_Given problem_
Gather, from the listing beneath this task, every line holding the string "matplotlib".

_Data excerpt_
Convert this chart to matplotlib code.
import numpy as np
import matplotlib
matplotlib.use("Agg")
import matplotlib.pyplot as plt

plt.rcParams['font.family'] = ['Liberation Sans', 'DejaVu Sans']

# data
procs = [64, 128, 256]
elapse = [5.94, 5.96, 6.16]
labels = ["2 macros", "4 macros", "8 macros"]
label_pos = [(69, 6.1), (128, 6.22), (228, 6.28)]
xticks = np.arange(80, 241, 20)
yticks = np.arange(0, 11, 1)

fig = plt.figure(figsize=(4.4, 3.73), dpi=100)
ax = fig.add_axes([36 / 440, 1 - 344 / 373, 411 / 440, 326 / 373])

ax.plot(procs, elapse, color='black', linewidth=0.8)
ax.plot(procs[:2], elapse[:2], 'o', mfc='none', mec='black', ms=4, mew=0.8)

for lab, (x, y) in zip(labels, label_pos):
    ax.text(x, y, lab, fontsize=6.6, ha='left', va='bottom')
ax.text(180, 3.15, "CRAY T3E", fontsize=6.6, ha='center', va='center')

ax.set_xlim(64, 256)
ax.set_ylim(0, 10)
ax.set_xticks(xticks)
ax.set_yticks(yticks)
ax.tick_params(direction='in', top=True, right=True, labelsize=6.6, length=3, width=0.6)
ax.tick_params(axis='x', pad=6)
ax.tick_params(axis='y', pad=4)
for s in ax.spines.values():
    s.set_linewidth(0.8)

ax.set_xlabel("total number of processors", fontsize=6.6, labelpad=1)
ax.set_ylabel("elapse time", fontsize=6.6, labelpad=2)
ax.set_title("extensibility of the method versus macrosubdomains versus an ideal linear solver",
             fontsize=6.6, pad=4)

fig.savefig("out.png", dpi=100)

_Problem solution_
Convert this chart to matplotlib code.
import matplotlib
matplotlib.use("Agg")
import matplotlib.pyplot as plt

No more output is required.